We see that the code rates of our method with different dimensions are all smaller than that of any other methods in [2, 4, 10, 12, 16, 23, 28, 32] from this table. Taking the Mobile sequence for example, the code rate of Ref. [10] is about 1705.44 Kbps, and the code rate of our method is about 1699.68 Kbps, when the dimension of the NVS is 3. Moreover, the code rate will decrease as the dimension increases, e.g. the code rate reduces to 1698.38 Kbps when the dimension of the NVS increases to 7. For other test sequences, we can observe and come to the same conclusion. So it is safe to say that our method has an improvement from the point of view of code rate, compared with methods in [2, 4, 10, 12, 16, 23, 28, 32]. And generally, this trend will be enhanced as the dimension of the NVS increases. The reason is that the embedding efficiency of our method increases as the dimension of the NVS increases.

We define the embedding efficiency \(E\) as the average number of hidden secret bits per host coefficient (modified or not). Because our approach can embed one \(2N+1\)-ary number when a coefficient is changed or not, the embedding efficiency is the bit numbers of a \(2N+1\)-ary number, which can be computed as follows:

$$\begin{aligned} E(N)=\text {Log}_{2}(2N+1) \end{aligned}$$
(23)

The changing trend of embedding efficiency along with the variation of \(N(N>1)\) is shown in Fig. 8.

Fig. 8
figure 8

\(E(N)\) curve along with the change in \(N\)

We can see that our method’s embedding efficiency is always larger than 2 which means that our method will embed two bits at least when one coefficient is modified. Furthermore, the embedding efficiency will increase to infinity as \(N\) increases. Meanwhile, the embedding efficiency \(E\) of current information hiding methods based on H.264/AVC integer transform coefficients modulation [2, 4, 10, 12, 16, 23, 28, 32] is always the same; for these methods, \(E\) is always equal to one, which means that modifying one coefficient will only embed one secret bit. So our method has a better embedding efficiency. And with the increase in the embedding efficiency, the concealment of the system will improve when given the same embedding capacity, because the number of coefficients that needed to be modified reduce. For example, if we have \(X\) bits secret information to hide, the current methods will need to modify \(X\) coefficients at most, while our approach only needs to modify \(X / \text {Log}_{2}(2N+1)\) coefficients (which is smaller than \(X/2\)) when \(N\) is larger than 1. This is why the code rate of our method decreases when the dimension of NVS increases.

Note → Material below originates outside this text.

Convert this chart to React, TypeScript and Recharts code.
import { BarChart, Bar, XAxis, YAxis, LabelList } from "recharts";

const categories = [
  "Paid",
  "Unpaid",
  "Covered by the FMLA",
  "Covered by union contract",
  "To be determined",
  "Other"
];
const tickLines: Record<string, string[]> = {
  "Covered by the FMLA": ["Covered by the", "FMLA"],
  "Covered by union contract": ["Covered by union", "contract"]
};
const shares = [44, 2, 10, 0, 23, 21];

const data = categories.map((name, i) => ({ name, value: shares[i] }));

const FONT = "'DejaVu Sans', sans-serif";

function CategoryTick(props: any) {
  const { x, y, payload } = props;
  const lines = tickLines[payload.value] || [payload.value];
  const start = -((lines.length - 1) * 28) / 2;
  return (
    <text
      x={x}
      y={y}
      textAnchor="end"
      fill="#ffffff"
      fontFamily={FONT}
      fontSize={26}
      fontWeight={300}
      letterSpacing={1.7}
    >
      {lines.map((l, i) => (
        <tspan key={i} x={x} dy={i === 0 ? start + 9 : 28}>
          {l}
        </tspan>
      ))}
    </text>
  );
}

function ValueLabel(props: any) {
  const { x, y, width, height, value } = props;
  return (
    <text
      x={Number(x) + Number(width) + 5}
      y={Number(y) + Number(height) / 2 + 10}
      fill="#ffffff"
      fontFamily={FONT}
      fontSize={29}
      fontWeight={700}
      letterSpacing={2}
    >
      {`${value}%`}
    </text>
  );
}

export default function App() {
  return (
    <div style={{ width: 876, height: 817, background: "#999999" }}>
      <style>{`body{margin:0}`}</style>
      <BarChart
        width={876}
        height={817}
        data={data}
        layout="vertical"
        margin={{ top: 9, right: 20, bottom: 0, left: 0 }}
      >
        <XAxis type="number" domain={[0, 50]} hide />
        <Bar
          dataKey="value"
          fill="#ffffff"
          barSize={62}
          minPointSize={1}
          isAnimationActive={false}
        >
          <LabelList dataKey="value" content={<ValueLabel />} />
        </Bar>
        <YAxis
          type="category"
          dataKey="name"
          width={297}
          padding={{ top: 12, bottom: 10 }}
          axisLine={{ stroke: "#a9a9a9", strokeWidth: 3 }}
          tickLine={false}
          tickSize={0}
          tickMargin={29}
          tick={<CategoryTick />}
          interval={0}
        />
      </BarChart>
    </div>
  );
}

5.3 Counteracting Steganalysis Performance

If the information hiding can be detected with a high probability, then we can say that it is not a good information hiding method. Thus, the counteracting steganalysis performance is an important evaluation criterion of an information hiding method. So we evaluate the counteracting steganalysis performance of our method and compare it with those of the methods in [2, 4, 10, 12, 16, 23, 28, 32].

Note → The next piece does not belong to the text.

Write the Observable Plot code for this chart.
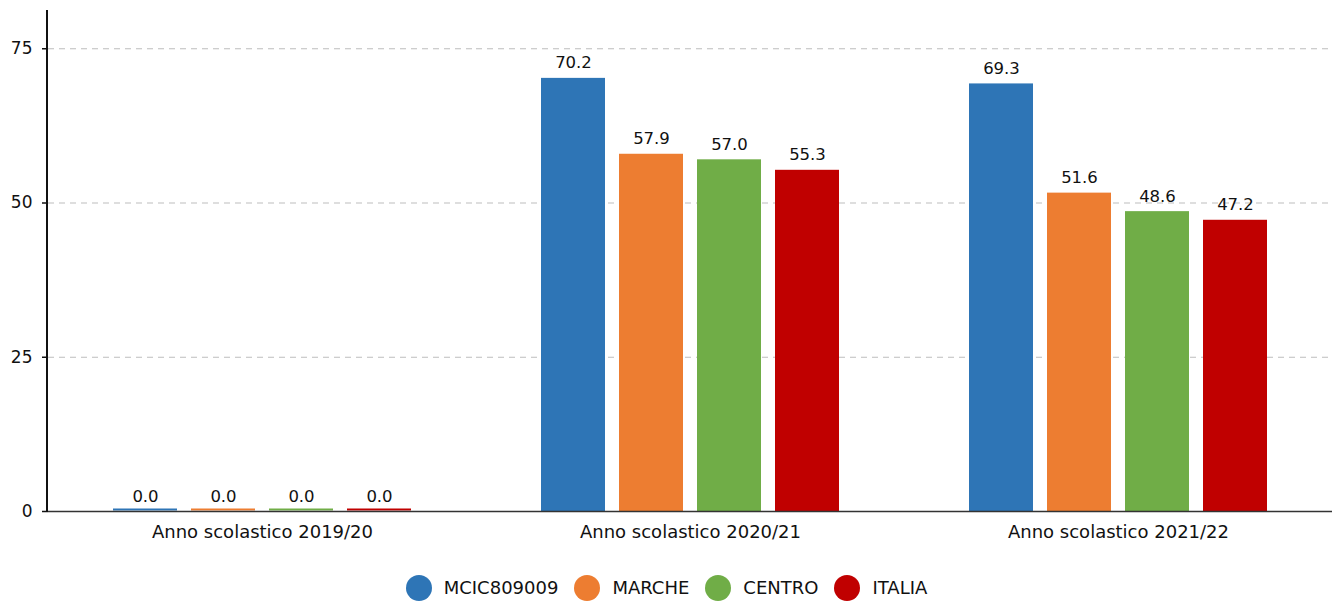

The steganalysis method in [25] models the differences between adjacent pixels using first-order and second-order Markov chains. Subsets of sample transition probability matrices are then used as features for a steganalyser implemented by the support vector machine. It has superior accuracy for detecting steganography in the transform domain. So, in this paper, we adopt this method for evaluating the counteracting steganalysis performance of our method and the methods in [2, 4, 10, 12, 16, 23, 28, 32]. For each test sequence, we first encode and decode it to get the “cover” sample frames, and then, we encode and decode it again using different information hiding method, respectively, to get the “stego” sample frames. After generating the training and test datasets, we build the steganalyser proposed in [25] to determine whether there exists information hiding in the decoding video frames or not. The experimental results are shown in Table 3. We can see that the detection accuracy of our method is lower than those of the methods in [2, 4, 10, 12, 16, 23, 28, 32]. Thus, our method has superior counteracting steganalysis performance when compared with other methods.

Table 3 Accuracy of information hiding detection of different steganography methods

In conclusion, we see from our experiments that our method has some advantages in the all three aspects. The reasons can be summarized as follows. First, the watermark bits are only embedded into the specially selected macroblocks in our method. Only the macroblocks that have rich texture are chosen as host macroblocks. In such macroblocks, the integer DCT coefficients are often larger and slight changes are hard to perceive. And I4-blocks in the host macroblock being used for information embedding are various. Therefore, our method has higher transparency. Moreover, the introduction of mapping rules based on the NVS makes the change in integer DCT coefficient as little as possible, which further enhances the concealment. Second, the secret bits are hidden through a slight change in integer DCT coefficients (by just +1 or \(-\)1), and no additional information is added to the original video stream. This will benefit to keep statistical characteristics of the integer DCT coefficients and prevent steganalysis attacks. Third, the number of integer DCT coefficients is very huge in the H.264/AVC compressed stream, and in general, only a small part will be taken as carrier for secret information under given embedding capacity using our method; hence, the change in the compressed video caused by hiding will stay at a low level. Therefore, similar to adding a spoonful of blue ink to water in a big swimming pool, it is too hard to detect. Furthermore, we define enough EPTs with different capacities and grouping criteria, and the selection of the EPT is controlled by the user’s private secret key. Therefore, there are multiple templates and the selection of a certain template is determined by the private key of a user. These factors can effectively guarantee the security of our method even when the attacker masters the implementation details of our method.

6 Conclusion

We have proposed a novel highly efficient H.264/AVC information hiding method in this paper. We can embed a message of \(2N+1\) values into a group of \(N\) coefficients by changing no or only one coefficient in the group since each change has two choices. Additionally, in order to increase the transparency and security of the algorithm as well as to reduce its damage to the decoding video quality, this paper also has introduced a host macroblock selection mechanism based on image texture complexity and defined embedding templates to choose the host I4-blocks in the selected macroblock. Through experiments, we establish that our approach has excellent performance when compared with other integer DCT coefficients modulation methods. In the future, we will try to extend our method to the latest video encoding standard H.265/HEVC.